In attempt to avoid drastic measures being imposed by the European Commission, Lloyds Banking Group and Royal Bank of Scotland have submitted restructuring proposals to Brussels on how to slash their businesses. The two banks, which have received £35 billion in aid from the British Government between them, have promised to reduce their share of certain markets and sell businesses.
Yesterday the Commission published guidelines explaining its approach for assessing state aid to banks. Member governments can provide financial assistance to avoid a banking crisis, but the aid must be limited and not strangle competition.
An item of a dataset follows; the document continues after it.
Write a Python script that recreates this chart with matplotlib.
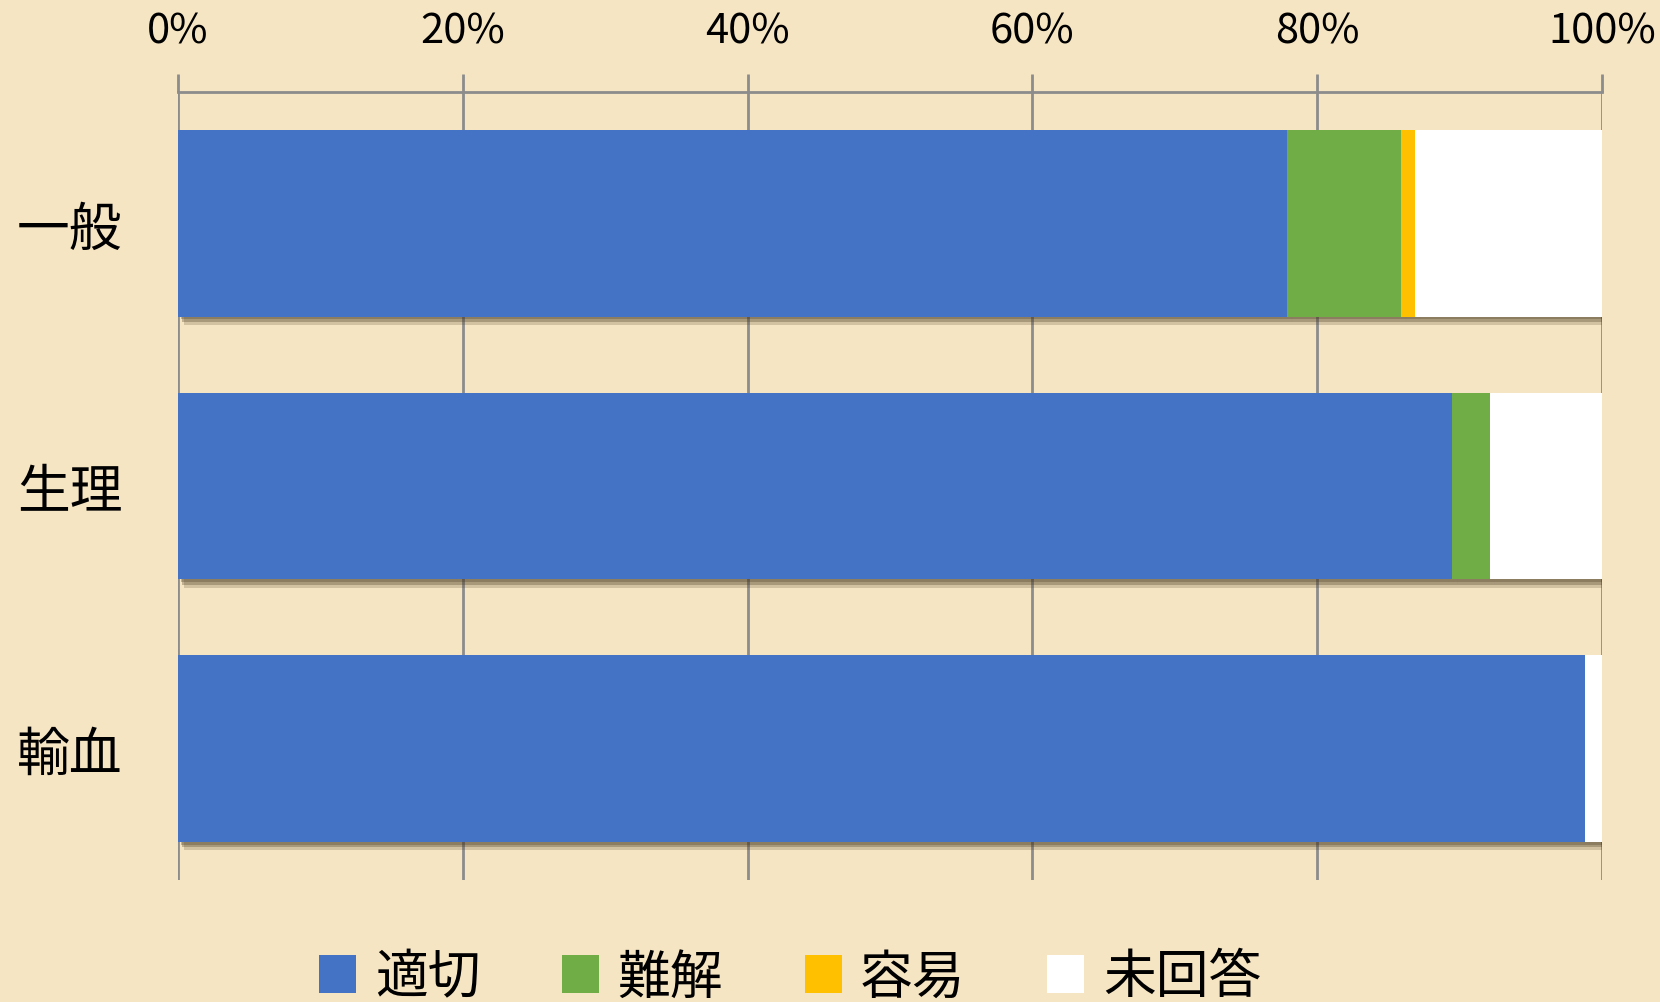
import numpy as np
import matplotlib
matplotlib.use('Agg')
import matplotlib.pyplot as plt
import matplotlib.patheffects as pe
from matplotlib.ticker import PercentFormatter

plt.rcParams['font.family'] = ['Noto Sans CJK JP', 'DejaVu Sans']

# datos (porcentajes por categoria)
categorias = ['一般', '生理', '輸血']
series = ['適切', '難解', '容易', '未回答']
tekisetsu = [77.9, 89.5, 98.8]
nankai = [8.0, 2.6, 0.0]
youi = [1.0, 0.0, 0.0]
mikaitou = [13.1, 7.9, 1.2]
colores = ['#4472C4', '#70AD47', '#FFC000', '#FFFFFF']
fondo = '#F5E5C3'

valores = [tekisetsu, nankai, youi, mikaitou]

fig = plt.figure(figsize=(16.6, 10.03), dpi=100, facecolor=fondo)
ax = fig.add_axes([178 / 1660, 1 - 881 / 1003, (1602 - 178) / 1660, (881 - 93) / 1003])
ax.set_facecolor(fondo)

y = np.arange(len(categorias))
izquierda = np.zeros(len(categorias))
# sombra difusa debajo de las barras
sombra = [pe.SimplePatchShadow(offset=(2, -2), shadow_rgbFace='#4a3a22', alpha=0.3),
          pe.SimplePatchShadow(offset=(3, -4), shadow_rgbFace='#4a3a22', alpha=0.3),
          pe.SimplePatchShadow(offset=(4, -6), shadow_rgbFace='#4a3a22', alpha=0.2),
          pe.Normal()]
for nombre, vals, col in zip(series, valores, colores):
    vals = np.array(vals)
    barras = ax.barh(y, vals, left=izquierda, height=0.71, color=col, label=nombre, zorder=3)
    for b in barras:
        b.set_path_effects(sombra)
    izquierda += vals

ax.set_xlim(0, 100)
ax.set_ylim(2.5, -0.5)
ax.set_yticks(y)
ax.set_yticklabels(categorias, fontsize=38)
ax.set_xticks(np.arange(0, 101, 20))
ax.xaxis.set_major_formatter(PercentFormatter(decimals=0))
ax.xaxis.tick_top()
ax.tick_params(axis='x', labelsize=30, length=13, width=2, color='#8c8c8c', pad=16, direction='out')
ax.tick_params(axis='y', length=0, pad=40)
ax.grid(axis='x', color='#8c8c8c', linewidth=2, zorder=0)
ax.set_axisbelow(True)
for s in ['left', 'right', 'bottom']:
    ax.spines[s].set_visible(False)
ax.spines['top'].set_color('#8c8c8c')
ax.spines['top'].set_linewidth(2)

leg = fig.legend(loc='center', bbox_to_anchor=(0.476, 1 - 978 / 1003), ncol=4, frameon=False,
                 fontsize=38, handlelength=0.7, handleheight=0.75, handletextpad=0.35,
                 columnspacing=1.55)
for h in leg.legend_handles:
    h.set_path_effects([])

plt.savefig('out.png', dpi=100, facecolor=fondo)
The Commission said banks must shape their business so they have a long-term future without aid.
RBS, which is 70 % state-owned, has already signed up to selling or winding down £240 billion of “non-core” assets. It has put its Asian businesses on the block and is expected also to sell some European divisions. Meanwhile, Lloyds, which is 43 % owned by the Government, is selling one of its asset management businesses. Besides, it is expected to put several more assets up for sale, potentially including Clerical Medical and Scottish Widows.
However, Lloyds is likely to have to sign up for substantial reductions in its share of the current account, mortgage and small business markets in order to appease the Commission`s concerns about its near-30% grip on high-street lending. Europe is also likely to want cuts in its huge branch network.
In addition, Brussels is in the final stages of considering a plan by the UK to divide Northern Rock into a “bad” and “good” bank, and to use the clean part of the nationalized lender to pump out £14 billion in new mortgage lending. The Commission is expected to rule on the plan in September.